# To My Only Friend.



## RhythmOvPain (Mar 31, 2015)

I wrote this a very long time ago. I only wrote a handful of poems, and they mostly all sucked or became song lyrics in some form or another which never amounted to anything. This one didn't suck or amount to anything. It's just... there. >>

To My Only Friend
-----------------

 I see only darkness in which I reside
I know only sorrow in which I confide

 I holster my emotions to emasculate the pain
But the feelings that I harbor will escape me once again

 Today was the day that I gave you the right
To pick out the day I surrender my life

 For every day I wake is one less day I die
To live for more, and more for you, the more and more I try

 If we should ever part I know that I would never cry
For this I know, should it occur, would be the day I die

 I cannot give my soul away, for I have none to give
But my heart is yours, to keep it means that I shall surely live

 Take my hand that I may know that this is not a dream
My heart for you beats ever more, though that is what it seems

 To know I have you by my side's what keeps me from the end
I love you more than anything, my closest, dearest friend.

I'unno. I wrote it for my wife. That didn't exactly end well (or lucratively), but evidently I didn't die. =P

CnC?


----------



## Crowley K. Jarvis (Apr 1, 2015)

Hah. Perhaps you still live, but we certainly all feel like we might die sometimes.

I thought I was the only one that liked writing really long couplets. Seems it's more common than I thought, and that makes me feel better about writing so many myself.

I think this could make a good song as well... It seemed quite lyric friendly and has a nice looseness that I prefer. Rules are good but when you're too restricting, poetry sounds robotic. This flowed quite nicely!

Stay handsome (wait, what?) and keep writing!

~Crowley~


----------



## Firemajic (Apr 2, 2015)

Rhythm ... Glad you survived to write this dark poem... First two couplets had me hooked... I loved the flow..sort of swept the emotions along ..each building in intensity.. Thank you for sharing your poem with me.. Peace always...jul


----------



## RhythmOvPain (Apr 2, 2015)

I thank you both, it really means a lot to me.

I never considered myself much of a poet.


----------



## Elvenswordsman (Apr 2, 2015)

Die every night in your sleep?

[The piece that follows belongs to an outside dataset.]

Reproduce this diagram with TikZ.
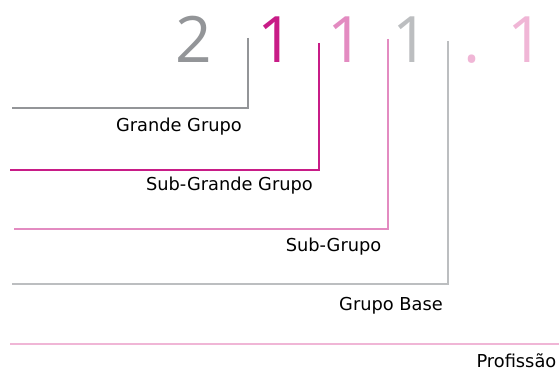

Is this a poem on nightmares?


----------



## RhythmOvPain (Apr 2, 2015)

"For every day I wake is one less day I die"

I believe that was the line you questioned?

To clarify further: Every day I wake up is one more day I am _not_ dead.

Rikai dekimasu ka?


----------



## Elvenswordsman (Apr 2, 2015)

I understand better, yes. 


> One less day I die



 implies that you die more than once, perhaps there are better words to pass the idea that waking means you have yet to pass on.

Wakarimasu ka?


----------



## RhythmOvPain (Apr 2, 2015)

Eh. I can't bring myself to want to change it. The only logical thing to do would be to either re-write it, or re-word it to say "I'm not dead" and that just isn't poetic.

The context is simple enough for me to understand. If you know any Japanese, then you know how bruddy confusing IT can be sometimes.

Anata hikisagaru ka?


----------



## QDOS (Apr 3, 2015)

Ending relationships can be as painful as there beginnings. As you say you didn’t die so my hope for your sake  there is light at the end of the tunnel. 
Your verse a declaration, but as rhyming couplets needs a little attention.

3[SUP]rd[/SUP] Couplet – endings 
Today was the day that I offered you my tender 
To pick out the day for my life to surrender 

7[SUP]th[/SUP] Couplet endings  
Take my hand that I may know that this is not in my dreams 
My heart for you beats ever more, though that is what it seems

Hope this helps!

QDOS


----------



## escorial (Apr 6, 2015)

a piece i take as a literal interpretation of the poets feelings,emotions.....liked


----------



## ThecytochromeC (Apr 8, 2015)

I didn't know this style is called a couplet but I really relate to it as a writer. I definitely connect mentally on the train of thought and there's a lot of passion in it. thanks for sharing it, I think it was well done.


----------



## inkwellness (Apr 9, 2015)

This was a strong and bold piece in my view. A manly poem. I especially enjoyed the fourth stanza. Good stuff.


----------



## RhythmOvPain (Apr 9, 2015)

Thanks to errboddeh that likes it.


----------